Schegel is the author of the report.

Now watch the video again. Pay close attention to what the officer on the left (Schlegel) is doing during the first three punches.

Clearly, Schlegel is using his radio when the first three blows are administered. When the punches begin, he turns his head and notices something is happening. He might have seen one or two punches in his peripheral vision. But he also is having to deal with his radio, and is clearly distracted by that. It could be that, during the first three punches, he saw that there was something happening, but he didn’t know exactly what it was.

Does he definitively see any of the first three punches? I can’t say for sure that he does.

He definitely sees the final two. That’s all you can say for sure, based on the video.

I noticed this when I first watched the video, but I didn’t make a big deal out of it. My thinking was: surely these officers talked to each other before the report was written.

But, on reflection, I’m not so sure.

Speaking about the case with a random cop today (one from the Sheriff’s Department, as it happens), I was reminded of something that I have long known to be the case, but had forgotten in the context of this video.

And that is: when there is a use of force, it is common for supervisors to quickly arrive on the scene, and to order the involved officers not to talk with each other about the use of force.

Although it was a Sheriff’s Deputy who reminded me of this, I know, based on years of experience, that this is a common practice in the LAPD as well.

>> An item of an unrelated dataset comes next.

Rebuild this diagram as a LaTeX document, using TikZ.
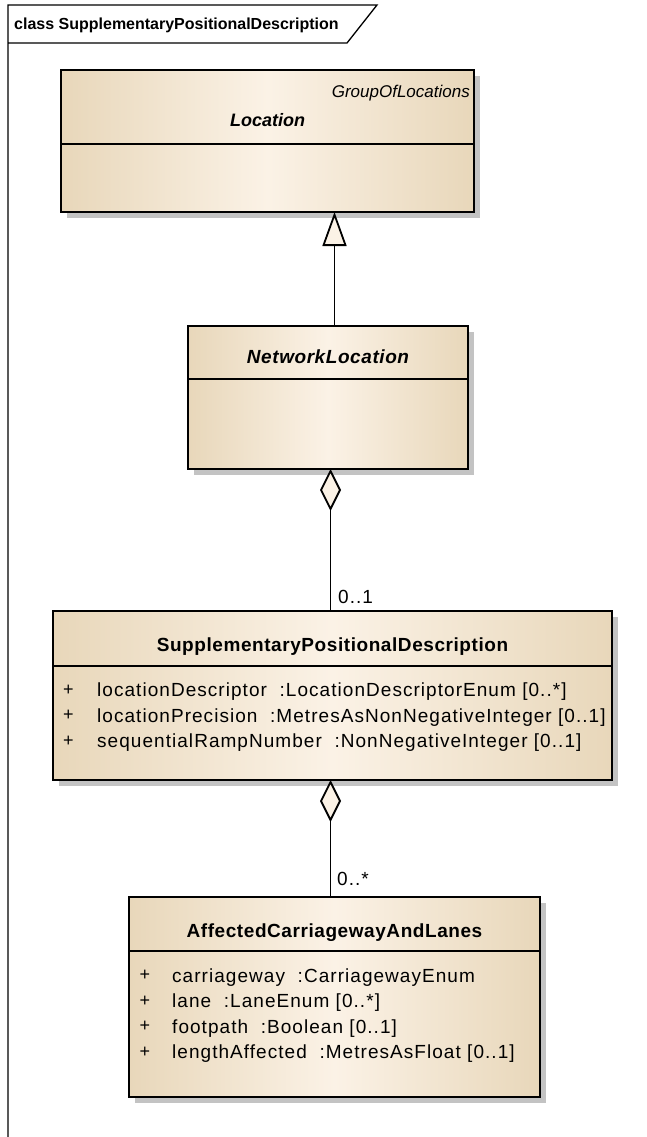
\documentclass[tikz,border=0pt]{standalone}
\usepackage{fontspec}
\setmainfont{Liberation Sans}
\newfontfamily\attrfont[LetterSpace=5.5]{Liberation Sans}
\newfontfamily\namefont[LetterSpace=3]{Liberation Sans}
\usetikzlibrary{arrows.meta,shadows,positioning}

\definecolor{umltan}{HTML}{E8D7BA}
\definecolor{umlcream}{HTML}{FBF2E6}
\definecolor{umlshadow}{HTML}{C3C3C3}

\tikzset{
    classbox/.style={draw=black, line width=2pt, anchor=north west, inner sep=0pt, outer sep=0pt,
        left color=umltan, right color=umltan, middle color=umlcream,
        drop shadow={shadow xshift=6pt, shadow yshift=-6pt, fill=umlshadow, opacity=1}},
    classname/.style={inner sep=0pt, text height=14pt, text depth=0pt, font=\namefont\fontsize{19pt}{22pt}\selectfont\bfseries},
    attr/.style={anchor=west, inner sep=0pt, text height=13.5pt, text depth=0pt, font=\attrfont\fontsize{19pt}{22pt}\selectfont},
    plus/.style={inner sep=0pt, font=\fontsize{18pt}{21pt}\selectfont},
    connector/.style={black, line width=1.8pt},
}

\begin{document}
\begin{tikzpicture}[x=1pt, y=-1pt]
        \useasboundingbox (0,0) rectangle (646,1137);

        % diagram frame
        \draw [black, line width=1.3pt] (8,1137) -- (8,5) -- (377,5) -- (347,43) -- (8,43);
        \node [anchor=west, inner sep=0pt, text height=11.5pt, text depth=0pt, font=\fontsize{16pt}{19pt}\selectfont\bfseries] (hdr) at (14,23.5) {class SupplementaryPositionalDescription};

        % Location
        \node [classbox, minimum width=413pt, minimum height=142pt] (loc) at (61,70) {};
        \draw [black, line width=2pt] (loc.west |- 0,144) -- (loc.east |- 0,144);
        \node [anchor=east, inner sep=0pt, text height=12.5pt, text depth=0pt, font=\fontsize{17pt}{20pt}\selectfont\itshape] (locpkg) at (470,91) {GroupOfLocations};
        \node [classname, font=\fontsize{18pt}{22pt}\selectfont\bfseries\itshape] (locname) at (loc.north |- 0,120) {Location};

        % NetworkLocation
        \node [classbox, minimum width=280pt, minimum height=143pt] (nl) at (188,326) {};
        \draw [black, line width=2pt] (nl.west |- 0,379) -- (nl.east |- 0,379);
        \node [classname, font=\namefont\fontsize{19pt}{22pt}\selectfont\bfseries\itshape] (nlname) at (nl.north |- 0,356) {NetworkLocation};

        % SupplementaryPositionalDescription
        \node [classbox, minimum width=559pt, minimum height=169pt] (spd) at (53,611) {};
        \draw [black, line width=2pt] (spd.west |- 0,666) -- (spd.east |- 0,666);
        \node [classname] (spdname) at (spd.north |- 0,644) {SupplementaryPositionalDescription};
        \foreach \a [count=\i] in {{locationDescriptor\ \ :LocationDescriptorEnum [0..*]},
                                    {locationPrecision\ \ :MetresAsNonNegativeInteger [0..1]},
                                    {sequentialRampNumber\ \ :NonNegativeInteger [0..1]}} {
            \node [plus] (spdp\i) at (68.5,{664.5+25.5*\i}) {+};
            \node [attr] (spda\i) at (97,{664.5+25.5*\i}) {\a};
        }

        % AffectedCarriagewayAndLanes
        \node [classbox, minimum width=411pt, minimum height=200pt] (acl) at (129,897) {};
        \draw [black, line width=2pt] (acl.west |- 0,951) -- (acl.east |- 0,951);
        \node [classname] (aclname) at (acl.north |- 0,930) {AffectedCarriagewayAndLanes};
        \foreach \a [count=\i] in {{carriageway\ \ :CarriagewayEnum},
                                    {lane\ \ :LaneEnum [0..*]},
                                    {footpath\ \ :Boolean [0..1]},
                                    {lengthAffected\ \ :MetresAsFloat [0..1]}} {
            \node [plus] (aclp\i) at (145,{950+25.5*\i}) {+};
            \node [attr] (acla\i) at (172,{950+25.5*\i}) {\a};
        }

        % connectors
        \coordinate (genx) at (334.5,0);
        \coordinate (aggx) at (330.5,0);
        \draw [connector, -{Triangle[length=34pt, width=24pt, fill=umlcream]}] (nl.north -| genx) -- (loc.south -| genx);
        \draw [connector, {Diamond[length=42pt, width=21pt, fill=umlcream]}-] (nl.south -| aggx) -- (spd.north -| aggx);
        \draw [connector, {Diamond[length=42pt, width=21pt, fill=umlcream]}-] (spd.south -| aggx) -- (acl.north -| aggx);
        \node [attr, text height=12.5pt] (mult1) at (338,597) {0..1};
        \node [attr, text height=12.5pt] (mult2) at (337,879) {0..*};
    \end{tikzpicture}
\end{document}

You see, police agencies want to conduct credible investigations of their officers’ uses of force. The idea is simple and laudable: don’t let the officers “get their stories straight” before they are asked about the use of force.

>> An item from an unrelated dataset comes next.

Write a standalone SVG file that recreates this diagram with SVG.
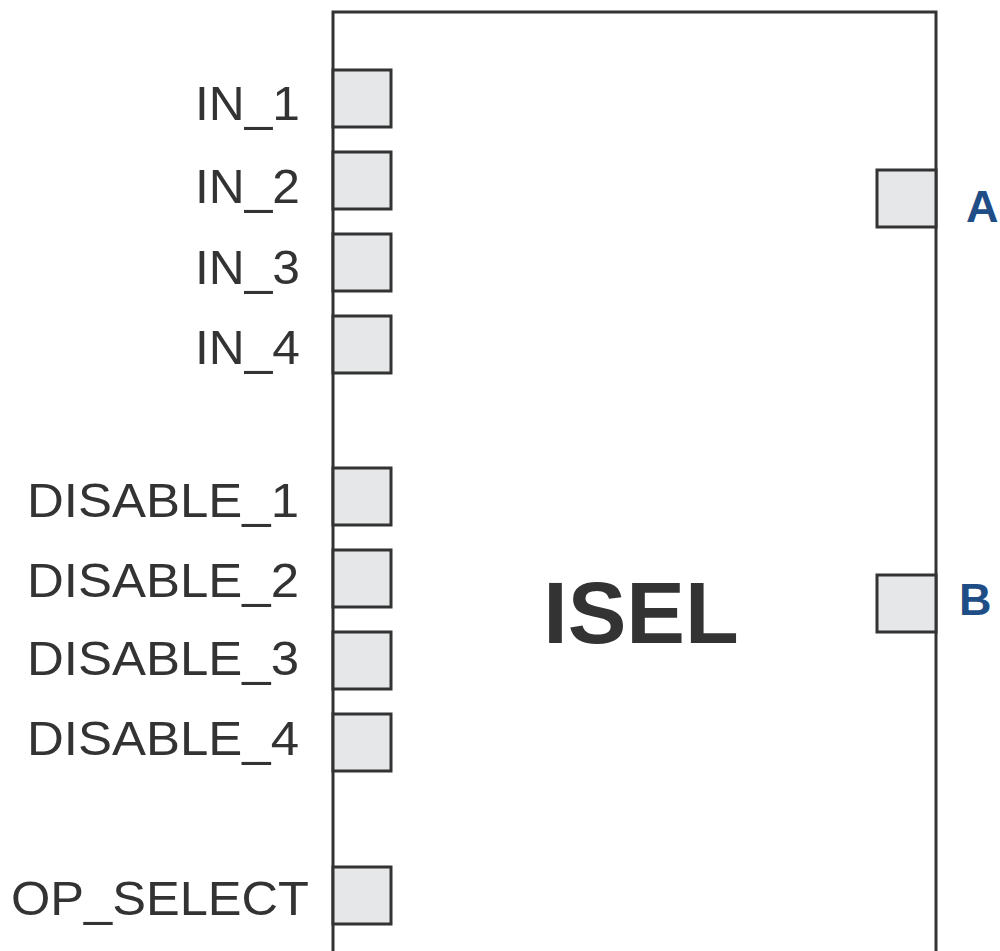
<svg xmlns="http://www.w3.org/2000/svg" width="1000" height="951" viewBox="0 0 1000 951">
<style>
.body{fill:#fff;stroke:#333;stroke-width:3}
.pin{fill:#e6e7e8;stroke:#333;stroke-width:3}
.lbl{font-family:"Liberation Sans",Arial,sans-serif;font-size:49px;fill:#333;text-anchor:end}
.out{font-family:"Liberation Sans",Arial,sans-serif;font-size:45px;font-weight:bold;fill:#1f4e87}
.title{font-family:"Liberation Sans",Arial,sans-serif;font-size:88px;font-weight:bold;fill:#333;text-anchor:middle}
</style>
<rect width="1000" height="951" fill="#fff"/>
<g id="isel">
<rect class="body" x="333" y="12" width="603" height="960"/>
<text class="title" x="641" y="643">ISEL</text>
</g>
<g id="in1"><rect class="pin" x="333" y="70" width="58" height="57"/><text class="lbl" x="300" y="120" textLength="105" lengthAdjust="spacingAndGlyphs">IN_1</text></g>
<g id="in2"><rect class="pin" x="333" y="152" width="58" height="57"/><text class="lbl" x="300" y="203" textLength="105" lengthAdjust="spacingAndGlyphs">IN_2</text></g>
<g id="in3"><rect class="pin" x="333" y="234" width="58" height="57"/><text class="lbl" x="300" y="284" textLength="105" lengthAdjust="spacingAndGlyphs">IN_3</text></g>
<g id="in4"><rect class="pin" x="333" y="316" width="58" height="57"/><text class="lbl" x="300" y="364" textLength="105" lengthAdjust="spacingAndGlyphs">IN_4</text></g>
<g id="dis1"><rect class="pin" x="333" y="468" width="58" height="57"/><text class="lbl" x="299" y="517" textLength="272" lengthAdjust="spacingAndGlyphs">DISABLE_1</text></g>
<g id="dis2"><rect class="pin" x="333" y="550" width="58" height="57"/><text class="lbl" x="299" y="597" textLength="272" lengthAdjust="spacingAndGlyphs">DISABLE_2</text></g>
<g id="dis3"><rect class="pin" x="333" y="632" width="58" height="57"/><text class="lbl" x="299" y="675" textLength="272" lengthAdjust="spacingAndGlyphs">DISABLE_3</text></g>
<g id="dis4"><rect class="pin" x="333" y="714" width="58" height="57"/><text class="lbl" x="299" y="755" textLength="272" lengthAdjust="spacingAndGlyphs">DISABLE_4</text></g>
<g id="opsel"><rect class="pin" x="333" y="867" width="58" height="57"/><text class="lbl" x="309" y="915" textLength="298" lengthAdjust="spacingAndGlyphs">OP_SELECT</text></g>
<g id="outA"><rect class="pin" x="877" y="170" width="59" height="57"/><text class="out" x="966" y="222">A</text></g>
<g id="outB"><rect class="pin" x="877" y="575" width="59" height="57"/><text class="out" x="959" y="615">B</text></g>
<g id="connectors"></g>
</svg>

But there are costs to such an approach. One is that officers may have had different perspectives. And any differences in their accounts may be blown out of proportion.

Did this happen in this case? I have no idea. Did Schlegel, the author of the report, simply miss the fact that his partner had delivered five blows instead of two? And was he separated from his partner and forced to write his report based on his own independent recollections, without any input from his partner, the officer who actually punched the suspect?

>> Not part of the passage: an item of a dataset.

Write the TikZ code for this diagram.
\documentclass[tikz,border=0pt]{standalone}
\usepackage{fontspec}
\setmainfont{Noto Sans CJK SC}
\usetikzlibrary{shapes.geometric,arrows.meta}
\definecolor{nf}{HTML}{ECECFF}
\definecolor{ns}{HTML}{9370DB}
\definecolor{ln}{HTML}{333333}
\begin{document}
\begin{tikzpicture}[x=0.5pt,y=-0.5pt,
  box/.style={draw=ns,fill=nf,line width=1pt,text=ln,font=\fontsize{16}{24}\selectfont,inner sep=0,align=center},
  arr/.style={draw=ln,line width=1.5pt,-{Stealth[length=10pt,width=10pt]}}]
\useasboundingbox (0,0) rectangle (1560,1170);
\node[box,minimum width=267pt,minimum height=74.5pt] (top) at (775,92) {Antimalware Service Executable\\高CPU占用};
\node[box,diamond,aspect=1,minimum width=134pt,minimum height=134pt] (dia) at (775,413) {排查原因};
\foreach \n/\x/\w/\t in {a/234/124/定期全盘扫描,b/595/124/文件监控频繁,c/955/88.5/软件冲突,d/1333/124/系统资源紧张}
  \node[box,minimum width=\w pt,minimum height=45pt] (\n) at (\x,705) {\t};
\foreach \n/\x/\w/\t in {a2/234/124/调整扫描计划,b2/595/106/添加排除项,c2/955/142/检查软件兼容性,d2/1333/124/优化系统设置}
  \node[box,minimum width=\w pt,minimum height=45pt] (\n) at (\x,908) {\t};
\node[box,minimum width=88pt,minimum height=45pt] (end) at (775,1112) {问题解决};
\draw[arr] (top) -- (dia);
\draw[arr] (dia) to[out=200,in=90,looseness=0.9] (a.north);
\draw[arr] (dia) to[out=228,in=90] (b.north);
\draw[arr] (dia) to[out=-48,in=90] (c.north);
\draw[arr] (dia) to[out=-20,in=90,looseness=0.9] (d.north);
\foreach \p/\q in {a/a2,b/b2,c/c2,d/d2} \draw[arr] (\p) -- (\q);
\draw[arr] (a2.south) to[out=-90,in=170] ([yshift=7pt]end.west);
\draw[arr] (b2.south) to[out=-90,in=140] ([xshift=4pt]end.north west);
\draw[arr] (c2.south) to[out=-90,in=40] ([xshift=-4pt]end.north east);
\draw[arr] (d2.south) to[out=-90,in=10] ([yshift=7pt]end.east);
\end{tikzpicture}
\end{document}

I don’t know. But it’s a real possibility.

I still think that Farrell, the officer who administered the blows, would have been asked to complete his own report. But that report might not have been part of the standard discovery. It could have been segregated into a separate “use of force package.” Often, such reports should (in my opinion) be included in the standard discovery packet, but aren’t. I have had discussions with a Sheriff’s Department individual about this very issue — and the guy I have talked to is a reader of this here very blog. (I have commonly called him up to ask for a use of force package, only to have him ask how Glenn Greenwald is doing nowadays.)

The point is: there could be a completely innocent explanation for the discrepancies between the report and reality. Do I know this to be the case? Not at all. But, based on my experience, it’s a very real possibility.

Good luck getting the L.A. Times to tell you about any of this, however.

P.S. By the way, it’s also not entirely clear that the fifth punch actually landed. The suspect may have blocked it with his hand, as several commenters here have noted. Are we talking about four punches instead of five? I can’t tell you for sure.